Extracted information:
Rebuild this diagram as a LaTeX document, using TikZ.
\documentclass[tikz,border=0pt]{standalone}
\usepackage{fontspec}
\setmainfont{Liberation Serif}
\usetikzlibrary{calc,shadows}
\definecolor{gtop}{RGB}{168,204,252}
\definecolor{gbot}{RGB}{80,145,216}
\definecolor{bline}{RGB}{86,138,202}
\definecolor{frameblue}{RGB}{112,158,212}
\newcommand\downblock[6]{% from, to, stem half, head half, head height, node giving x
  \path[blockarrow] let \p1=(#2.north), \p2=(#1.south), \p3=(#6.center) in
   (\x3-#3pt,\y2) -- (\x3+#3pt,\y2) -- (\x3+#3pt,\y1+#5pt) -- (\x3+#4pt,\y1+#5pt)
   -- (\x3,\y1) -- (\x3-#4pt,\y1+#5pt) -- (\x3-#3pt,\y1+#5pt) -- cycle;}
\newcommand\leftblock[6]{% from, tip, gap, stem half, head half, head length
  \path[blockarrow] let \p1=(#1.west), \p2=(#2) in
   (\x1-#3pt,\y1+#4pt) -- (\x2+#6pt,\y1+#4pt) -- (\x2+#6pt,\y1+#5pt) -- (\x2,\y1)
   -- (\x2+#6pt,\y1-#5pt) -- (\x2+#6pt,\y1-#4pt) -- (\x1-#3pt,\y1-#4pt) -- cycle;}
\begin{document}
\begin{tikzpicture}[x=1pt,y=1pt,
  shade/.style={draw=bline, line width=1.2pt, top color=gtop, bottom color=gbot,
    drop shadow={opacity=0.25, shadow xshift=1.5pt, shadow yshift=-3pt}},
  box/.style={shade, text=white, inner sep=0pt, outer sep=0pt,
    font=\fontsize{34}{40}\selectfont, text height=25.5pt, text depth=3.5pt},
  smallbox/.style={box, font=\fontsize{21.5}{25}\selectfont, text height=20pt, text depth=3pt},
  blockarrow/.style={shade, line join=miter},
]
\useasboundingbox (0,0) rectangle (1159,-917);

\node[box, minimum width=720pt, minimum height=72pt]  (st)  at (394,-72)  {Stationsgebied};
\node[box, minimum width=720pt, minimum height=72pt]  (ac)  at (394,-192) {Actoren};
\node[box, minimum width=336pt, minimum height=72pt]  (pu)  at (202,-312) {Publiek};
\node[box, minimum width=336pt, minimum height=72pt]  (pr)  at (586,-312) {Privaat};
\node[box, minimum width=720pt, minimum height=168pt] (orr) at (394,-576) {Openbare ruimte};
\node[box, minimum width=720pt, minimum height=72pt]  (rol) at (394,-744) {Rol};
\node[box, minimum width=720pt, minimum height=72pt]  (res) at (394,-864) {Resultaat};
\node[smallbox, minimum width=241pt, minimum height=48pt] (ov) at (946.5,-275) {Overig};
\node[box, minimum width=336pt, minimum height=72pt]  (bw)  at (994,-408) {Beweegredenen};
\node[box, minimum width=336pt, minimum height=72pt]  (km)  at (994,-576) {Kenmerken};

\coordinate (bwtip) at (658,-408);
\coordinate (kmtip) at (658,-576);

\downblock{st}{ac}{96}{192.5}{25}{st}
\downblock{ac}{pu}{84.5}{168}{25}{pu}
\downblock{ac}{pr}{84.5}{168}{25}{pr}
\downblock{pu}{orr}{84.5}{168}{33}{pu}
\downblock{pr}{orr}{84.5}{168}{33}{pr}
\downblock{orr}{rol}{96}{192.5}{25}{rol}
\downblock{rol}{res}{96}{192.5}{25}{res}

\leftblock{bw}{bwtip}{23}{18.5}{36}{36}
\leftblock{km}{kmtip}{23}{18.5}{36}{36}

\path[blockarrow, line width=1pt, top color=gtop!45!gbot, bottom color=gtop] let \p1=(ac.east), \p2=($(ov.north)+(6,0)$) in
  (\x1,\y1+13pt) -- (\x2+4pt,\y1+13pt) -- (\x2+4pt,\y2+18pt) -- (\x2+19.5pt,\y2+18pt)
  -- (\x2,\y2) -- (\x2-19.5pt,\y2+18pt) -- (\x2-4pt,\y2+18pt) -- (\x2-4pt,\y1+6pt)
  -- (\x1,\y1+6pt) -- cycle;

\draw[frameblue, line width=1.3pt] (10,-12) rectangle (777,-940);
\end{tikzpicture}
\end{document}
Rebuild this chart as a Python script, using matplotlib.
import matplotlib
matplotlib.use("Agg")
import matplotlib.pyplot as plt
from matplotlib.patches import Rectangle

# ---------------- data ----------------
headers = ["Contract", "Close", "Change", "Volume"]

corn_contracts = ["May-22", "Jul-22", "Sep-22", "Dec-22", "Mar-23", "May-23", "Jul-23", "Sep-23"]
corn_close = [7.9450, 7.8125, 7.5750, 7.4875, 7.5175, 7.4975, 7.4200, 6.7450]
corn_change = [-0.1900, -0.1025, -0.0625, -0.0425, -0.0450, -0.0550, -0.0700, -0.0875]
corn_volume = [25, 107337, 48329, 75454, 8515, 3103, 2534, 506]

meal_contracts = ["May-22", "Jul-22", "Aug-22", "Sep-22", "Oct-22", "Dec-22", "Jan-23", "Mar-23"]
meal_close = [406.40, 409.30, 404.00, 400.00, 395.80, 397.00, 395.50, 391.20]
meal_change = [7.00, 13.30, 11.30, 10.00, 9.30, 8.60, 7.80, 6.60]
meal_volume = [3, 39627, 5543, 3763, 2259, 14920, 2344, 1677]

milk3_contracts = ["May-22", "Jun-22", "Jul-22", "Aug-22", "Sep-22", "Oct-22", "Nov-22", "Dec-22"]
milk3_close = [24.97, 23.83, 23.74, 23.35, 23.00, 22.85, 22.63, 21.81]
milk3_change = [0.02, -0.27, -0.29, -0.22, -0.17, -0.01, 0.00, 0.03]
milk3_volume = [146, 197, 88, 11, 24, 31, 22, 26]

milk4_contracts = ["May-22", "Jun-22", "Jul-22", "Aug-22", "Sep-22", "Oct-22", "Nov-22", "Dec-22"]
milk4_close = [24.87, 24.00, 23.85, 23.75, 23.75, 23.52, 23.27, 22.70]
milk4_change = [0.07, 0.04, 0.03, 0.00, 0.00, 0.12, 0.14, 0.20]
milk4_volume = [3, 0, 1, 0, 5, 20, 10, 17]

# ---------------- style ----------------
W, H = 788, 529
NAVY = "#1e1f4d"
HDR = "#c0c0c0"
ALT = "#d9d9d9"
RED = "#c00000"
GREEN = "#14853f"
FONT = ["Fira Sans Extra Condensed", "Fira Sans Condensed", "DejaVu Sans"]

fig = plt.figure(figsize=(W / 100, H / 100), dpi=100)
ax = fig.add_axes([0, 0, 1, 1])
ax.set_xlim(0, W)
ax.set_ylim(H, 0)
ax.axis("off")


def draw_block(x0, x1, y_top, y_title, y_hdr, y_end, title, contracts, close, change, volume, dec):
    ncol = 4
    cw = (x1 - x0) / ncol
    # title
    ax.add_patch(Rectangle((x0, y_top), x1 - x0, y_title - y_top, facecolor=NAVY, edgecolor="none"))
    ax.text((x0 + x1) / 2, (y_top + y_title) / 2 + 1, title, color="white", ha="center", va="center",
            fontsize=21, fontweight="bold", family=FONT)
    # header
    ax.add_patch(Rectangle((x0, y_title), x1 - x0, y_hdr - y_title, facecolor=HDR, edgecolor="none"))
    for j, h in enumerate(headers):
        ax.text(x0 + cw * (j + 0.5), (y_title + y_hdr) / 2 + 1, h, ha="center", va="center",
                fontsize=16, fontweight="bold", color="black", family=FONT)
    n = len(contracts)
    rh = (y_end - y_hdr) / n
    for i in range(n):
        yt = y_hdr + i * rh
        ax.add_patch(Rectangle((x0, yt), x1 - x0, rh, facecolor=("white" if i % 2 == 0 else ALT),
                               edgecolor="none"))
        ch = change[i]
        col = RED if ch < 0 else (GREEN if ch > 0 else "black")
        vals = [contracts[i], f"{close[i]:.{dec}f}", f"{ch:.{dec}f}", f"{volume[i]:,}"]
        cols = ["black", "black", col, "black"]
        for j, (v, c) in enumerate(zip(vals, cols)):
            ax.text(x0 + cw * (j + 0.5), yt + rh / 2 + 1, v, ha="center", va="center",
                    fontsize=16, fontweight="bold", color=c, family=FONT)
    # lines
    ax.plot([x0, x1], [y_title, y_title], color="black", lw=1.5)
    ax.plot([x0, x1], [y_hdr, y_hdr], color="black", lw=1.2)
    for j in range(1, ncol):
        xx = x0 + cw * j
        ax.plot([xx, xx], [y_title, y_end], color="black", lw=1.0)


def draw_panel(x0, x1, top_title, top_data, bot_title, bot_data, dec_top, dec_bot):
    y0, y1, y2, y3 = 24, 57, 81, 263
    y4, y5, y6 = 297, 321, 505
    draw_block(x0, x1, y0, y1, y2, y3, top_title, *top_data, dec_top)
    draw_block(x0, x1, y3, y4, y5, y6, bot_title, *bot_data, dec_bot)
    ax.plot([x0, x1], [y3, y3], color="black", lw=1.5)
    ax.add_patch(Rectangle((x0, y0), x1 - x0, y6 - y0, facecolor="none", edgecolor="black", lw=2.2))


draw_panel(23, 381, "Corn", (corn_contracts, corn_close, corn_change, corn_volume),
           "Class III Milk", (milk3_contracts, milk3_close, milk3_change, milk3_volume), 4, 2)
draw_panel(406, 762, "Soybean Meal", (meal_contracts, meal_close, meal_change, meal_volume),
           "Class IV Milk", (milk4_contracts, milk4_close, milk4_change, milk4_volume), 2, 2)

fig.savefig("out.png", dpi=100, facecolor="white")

The problem:
Repeat exactly the lines from the one that contains "Rebuild this chart" through the one that contains "corn_volume = [25, 107337, 48329, 75454, 8515, 3103, 2534, 506]", and only those.

Exercise response:
Rebuild this chart as a Python script, using matplotlib.
import matplotlib
matplotlib.use("Agg")
import matplotlib.pyplot as plt
from matplotlib.patches import Rectangle

# ---------------- data ----------------
headers = ["Contract", "Close", "Change", "Volume"]

corn_contracts = ["May-22", "Jul-22", "Sep-22", "Dec-22", "Mar-23", "May-23", "Jul-23", "Sep-23"]
corn_close = [7.9450, 7.8125, 7.5750, 7.4875, 7.5175, 7.4975, 7.4200, 6.7450]
corn_change = [-0.1900, -0.1025, -0.0625, -0.0425, -0.0450, -0.0550, -0.0700, -0.0875]
corn_volume = [25, 107337, 48329, 75454, 8515, 3103, 2534, 506]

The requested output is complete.